People often need to use different actions in different environments to achieve the same results. A teenager could use the words, “I really aced that chemistry exam. I got 95 percent,” and, “I really bombed that chemistry exam, but who needs chemistry anyway? I couldn’t be bothered studying for it,” to achieve the same goal of impressing others, depending on whether their environment at the time contains parents or peers.

The goal perspective provides an opportunity to rethink our ideas about truth and lies, honesty and dishonesty. When someone produces a string of words that don’t seem to correspond with any actual event or occurrence, thinking about background goals that might be relevant could help to clarify the situation.

While on a family vacation, perhaps Shiloh says to Kai, “Are you checking work emails again?”

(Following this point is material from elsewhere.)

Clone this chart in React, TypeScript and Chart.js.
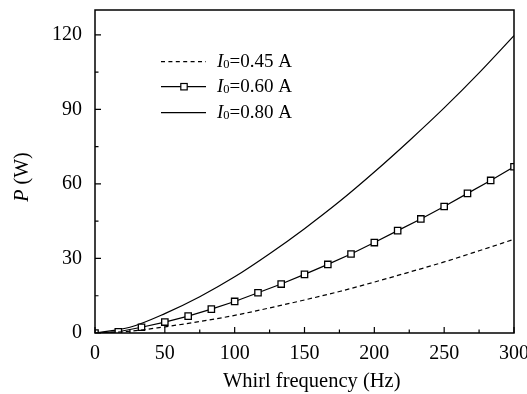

“Absolutely not!” Kai replies with a quick swipe of the smartphone screen. “So which movie did we decide on?”

“Kai, we were planning where to go for dinner.”

“Oh! Yep, sure. Got it.”

Shiloh could get annoyed at what seems like a blatant fib on Kai’s part and a reneging on an agreement they had made, or what might be of greater interest could be thinking about the goals that are uppermost in Kai’s mind. Perhaps Kai has a goal to enjoy this family time together and another goal to maintain a good impression with an overbearing and demanding manager. Discussions about goals and how to gratify them can be helpful for increasing contentment and harmony in individuals and relationships. This is not a comment or judgment on the morality of truth but a suggestion for deepening the appreciation we have of ourselves and each other.

Actions don’t speak louder than words. Words are actions. To understand another person as clearly as possible, we need to consider all that they do in terms of the goals they might be tending and the environments in which they are tending them.

Goals are what it’s all about. Actions, including the words we produce, are what we do to ensure we continue living in the world as we like it to be.